Ecco perché la mission della Commissione speciale per l’insularità investe non solo il piano nazionale ma anche quello europeo, per verificare la fattibilità di forma di collaborazione con le altre regioni insulari europee (come la macroregione del Mediterraneo). Ma anche per interloquire con le istituzioni europee (costruendo un fronte unico con le altre regioni insulari d’Europa) per introdurre una applicazione delle norme sulla concorrenza che tenga conto del differente grado di difficoltà che scontano le regioni europee sulle quali pesa il grave e insuperabile svantaggio naturale derivante dall’insularità, e per le quali un sistema di trasporti di persone e merci che abbia meccanismi di calmieramento delle tariffe rappresenta un elemento che incide direttamente sull’andamento dell’economia. Come dimostra l’impennata del prezzo delle merci a seguito dell’entrata in vigore della direttiva sul carburante delle navi.

Sono convinto che dal grande movimento di popolo che abbiamo messo in campo scaturiranno risultati concreti sul piano normativo.

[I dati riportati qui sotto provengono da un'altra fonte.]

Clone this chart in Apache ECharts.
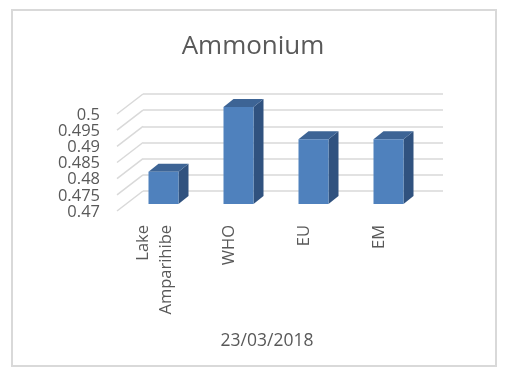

Tuttavia sappiamo già che questo non sarà sufficiente. Perché l’altro aspetto della battaglia per l’insularità è unicamente nelle nostre mani. Quando avremo conquistato il diritto di essere messi alla pari con le regioni della terraferma, saremo davvero artefici del nostro destino. Questo significa avere una visione precisa della Sardegna, sulla quale dovremo avere la capacità di investire le nostre risorse con ben altra oculatezza e capacità di programmazione di quanto abbiamo fatto sinora, che dovremo dimostrare a noi stessi, ma anche alla comunità nazionale che la nostra specialità è un potente strumento di sviluppo, di innovazione e di sperimentazione, e non di salvaguardia di meccanismi e modelli organizzativi anacronistici e inefficienti, di sacche di clientelismo e sprechi. Nessuno, in Italia e in Europa, accetta più l’idea che i problemi si risolvano con l’improvvisazione o con la petulanza; e nessuno è più disponibile all’elargizione di elemosine fini a se stesse.

Questa è la sfida più importante e noi dobbiamo essere pronti a raccoglierla.